資産運用という言葉をよく聞きますが、本当に資産運用が必要ですか?
2020.02.05
各種雑誌の監修や講演・セミナー実績を多数お持ちのファイナンシャルプランナー 山﨑有希さんが、資産形成についてわかりやすく答えてくれる「マネーQ&A」。 今回から4回シリーズでスタートします!
- Profile
- 1級FP技能士
CFP(r)認定者
キッズマネーステーション認定講師
住宅ローンアドバイザー - 山﨑 有希(やまざき ゆき)
税理士事務所に所属、相続事業承継設計・ライフプラン・住宅資金設計など個人相談業務を担当。
各種雑誌の監修、終活や相続などの講演も行っている。
また保育士・幼稚園教諭の資格も保有。その知識を生かしFPとして子育てサークル・各種学校・PTAなどにおいて子供向けおかね教室、保護者向け金銭教育セミナー等も行っている。
プライベートでは中学生と小学生の男の子の母。
Q.最近、資産運用という言葉をよく聞きますが失敗するのが不安なのでお金は全て預貯金に預けています。周りが言うように本当に資産運用が必要なのでしょうか?
A.資産運用が必要な理由として一般的には次の二つのことが言えると思います。
①預貯金だけでは資産がふえない。
②物価は上昇する可能性がある。
まず①預貯金だけでは資産は増えない。について考えていきましょう。
いまは超低金利の時代と言われており、貯金だけでは資産は増えていきません。
みなさん「72の法則」を知っていますか?これはお金が2倍になる年数がすぐにわかる式です。
72÷金利≒お金が2倍になる年数
72÷年数≒お金が2倍になる金利
例えば、現在の一般的な定期預金(年利0.01%)に100万円預けて2倍の200万円になるには何年かかるか計算してみましょう。
72÷0.01=7,200 なんと7,200年です。今の預貯金の金利だけではなかなか資産が増えていかないことがわかります。
しかし、もしも3%で運用できたとすると
72÷3=24 24年ちょっとで200万円にすることができます。
また逆に今ある余剰資金100万円を20年後に倍にしたい場合は何%で運用すればよいかもわかります。
72÷20=3.6 3.6%で運用ができれば20年で資産を倍にできるという計算です。
余剰資金があるのならば長い時間をかけて資産運用をすることでお金に働いてもらい資産を増やすことも不可能ではないことがわかります。
お金に働いてもらいましょう
■利率を味方につけましょう
お金が2倍になる年数(72÷金利)年利 | 年数 |
---|---|
0.01% | 約7,200年 |
1.0% | 約72年 |
3.0% | 約24年 |
■時間を味方につけましょう
お金が2倍になる金利(72÷年数)年数 | 金利 |
---|---|
10年 | 7.2% |
20年 | 3.6% |
30年 | 2.4% |
次に②物価は上昇する可能性がある。について考えていきましょう。
しかしやはり資産運用で失敗するくらいなら預貯金に預けておくのが安心だ。と思われる方も多いでしょう。

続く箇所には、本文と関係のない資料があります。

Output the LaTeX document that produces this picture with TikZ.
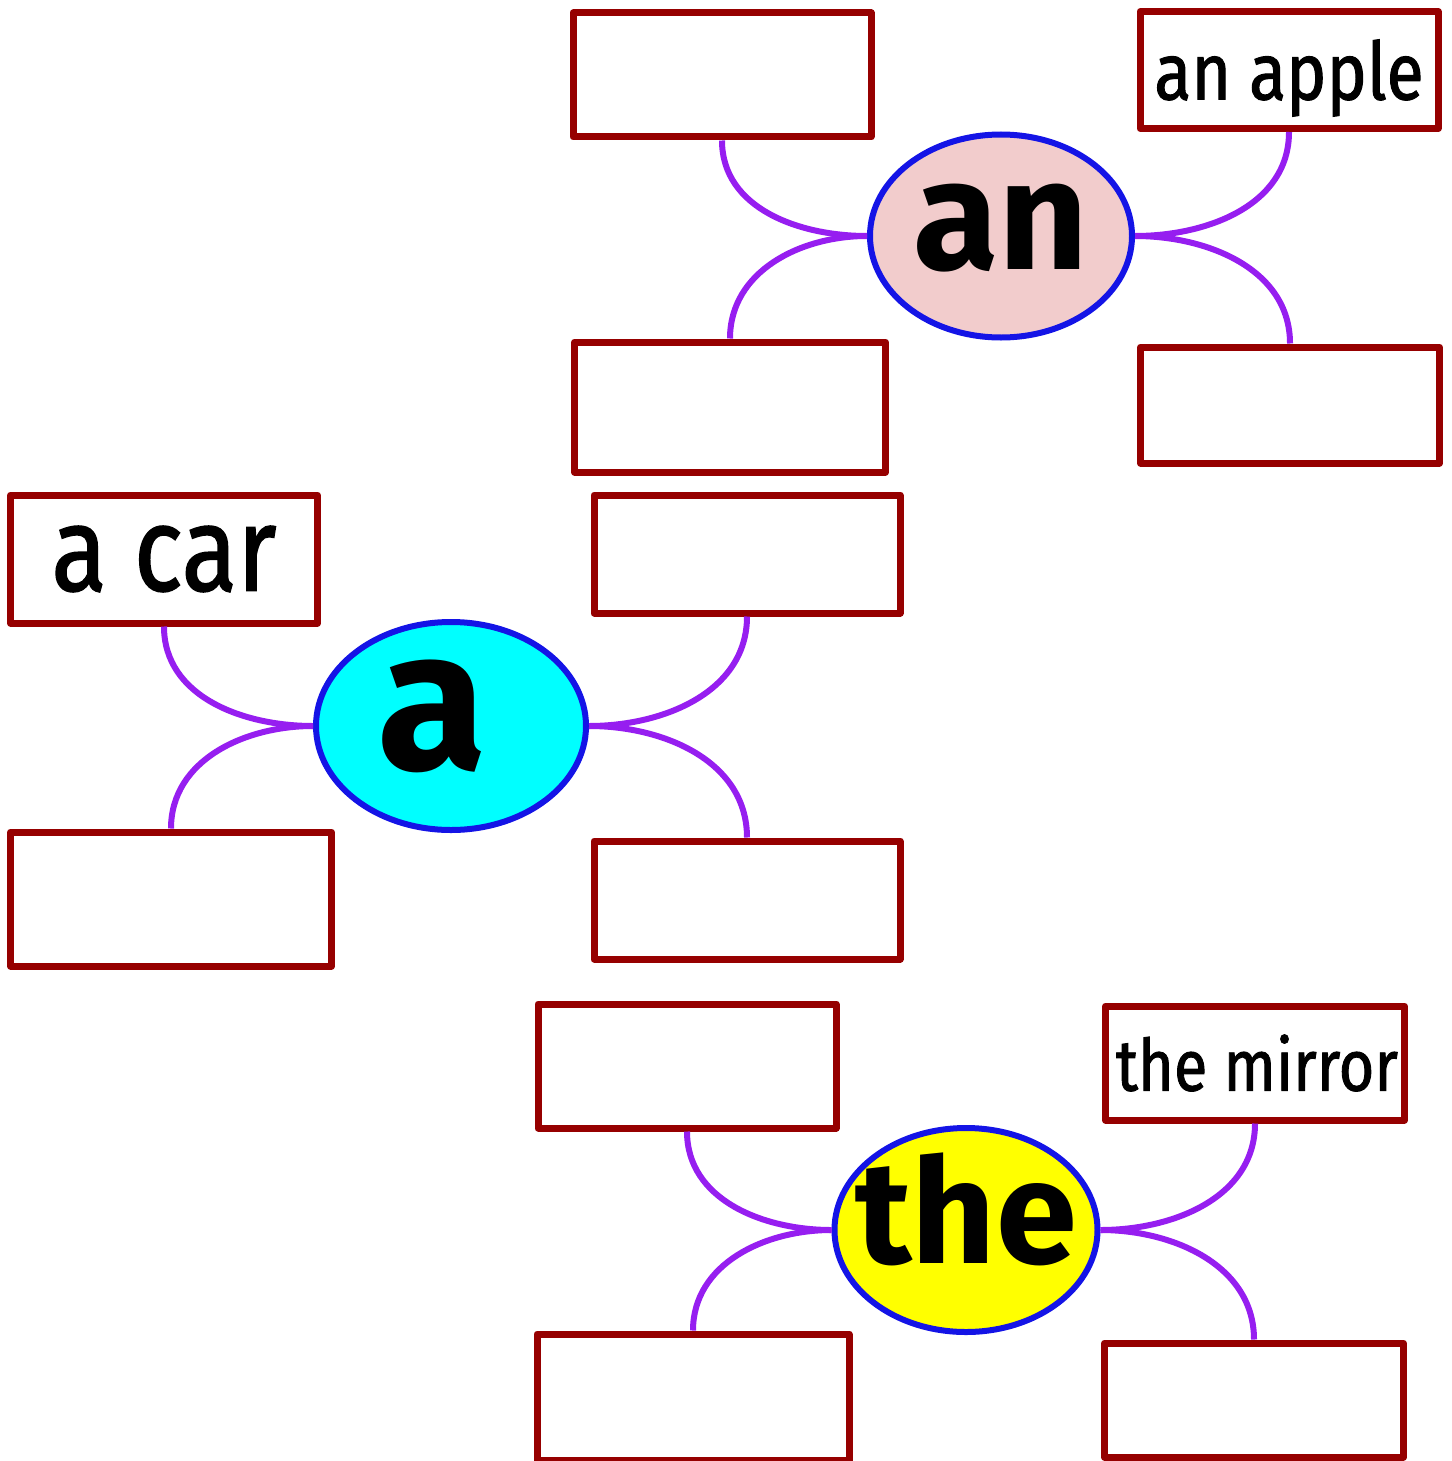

ただ忘れてはいけないのがお金の価値は変わるということです。
たとえば今まで1個100円の消しゴムが物価が下がり90円になったら100円払って10円のおつりがくるので100円は100円以上の価値を持つことになります。つまりお金の価値が上がったのです。これがデフレです。
インフレはその反対、物価が上がり今まで100円でかえたものが100円より多いお金を払わないと買えなくなる。お金の価値が下がるということです。

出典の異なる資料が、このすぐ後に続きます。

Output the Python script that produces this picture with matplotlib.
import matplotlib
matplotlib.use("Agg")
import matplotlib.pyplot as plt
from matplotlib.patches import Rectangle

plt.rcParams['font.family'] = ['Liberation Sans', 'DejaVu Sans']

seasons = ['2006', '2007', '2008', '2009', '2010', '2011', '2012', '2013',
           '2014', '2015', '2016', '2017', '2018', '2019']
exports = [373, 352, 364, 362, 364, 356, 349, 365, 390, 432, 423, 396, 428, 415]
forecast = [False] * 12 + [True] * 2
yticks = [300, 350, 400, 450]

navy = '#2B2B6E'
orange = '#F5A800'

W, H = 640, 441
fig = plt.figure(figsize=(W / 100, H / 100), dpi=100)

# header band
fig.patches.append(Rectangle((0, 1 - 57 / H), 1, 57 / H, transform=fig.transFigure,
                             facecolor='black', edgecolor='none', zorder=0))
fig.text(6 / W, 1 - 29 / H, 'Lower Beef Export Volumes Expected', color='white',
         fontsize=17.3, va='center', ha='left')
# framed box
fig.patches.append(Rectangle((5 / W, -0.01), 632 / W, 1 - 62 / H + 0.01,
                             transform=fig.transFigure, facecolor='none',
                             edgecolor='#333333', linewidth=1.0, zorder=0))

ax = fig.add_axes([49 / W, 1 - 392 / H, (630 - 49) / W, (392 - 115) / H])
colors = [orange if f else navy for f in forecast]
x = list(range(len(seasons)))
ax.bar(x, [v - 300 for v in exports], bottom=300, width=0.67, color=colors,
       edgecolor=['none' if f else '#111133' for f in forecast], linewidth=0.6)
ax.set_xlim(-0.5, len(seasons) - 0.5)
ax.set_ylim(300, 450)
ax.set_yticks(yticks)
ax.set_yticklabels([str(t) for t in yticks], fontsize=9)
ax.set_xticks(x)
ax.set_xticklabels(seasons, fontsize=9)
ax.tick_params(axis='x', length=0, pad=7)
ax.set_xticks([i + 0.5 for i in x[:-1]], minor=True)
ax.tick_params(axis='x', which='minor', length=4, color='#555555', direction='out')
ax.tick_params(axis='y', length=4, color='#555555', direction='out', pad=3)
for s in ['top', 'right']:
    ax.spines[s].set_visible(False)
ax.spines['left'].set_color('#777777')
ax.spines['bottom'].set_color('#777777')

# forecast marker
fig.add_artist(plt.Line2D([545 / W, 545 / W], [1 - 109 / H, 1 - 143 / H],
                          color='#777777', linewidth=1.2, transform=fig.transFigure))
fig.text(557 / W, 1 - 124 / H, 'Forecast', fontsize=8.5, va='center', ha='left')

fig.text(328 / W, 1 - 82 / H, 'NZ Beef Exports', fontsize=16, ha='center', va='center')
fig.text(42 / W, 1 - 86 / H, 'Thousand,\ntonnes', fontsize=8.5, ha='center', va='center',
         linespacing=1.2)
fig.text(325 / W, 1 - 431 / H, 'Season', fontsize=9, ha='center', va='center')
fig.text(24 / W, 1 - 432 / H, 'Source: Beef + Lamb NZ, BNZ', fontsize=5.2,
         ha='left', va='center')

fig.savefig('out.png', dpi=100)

インフレやデフレはお金の価値が変わるほかに金利や株価、為替など経済全体に様々な影響を与えます。
インフレの時は金利、株価は上昇し、為替は円安方向に、デフレ時は金利、株価は低下し為替は円高傾向になるのが一般的です。
デフレの時は物価が下がるので現預金のみで運用していてもお金の価値が上昇し、家庭の購買力は上昇しますが、インフレの場合はどうでしょう。物価の上昇に負けない運用を目指さなければ、家庭の購買力は低下してしまいます。インフレに備えて、株式や不動産など、分散投資をしてみるのもよいかもしれません。
今回はどうして資産運用が必要かという事について考えてきましたが、次回は資産運用の第一歩についてのお悩みにお答えしたいと思います。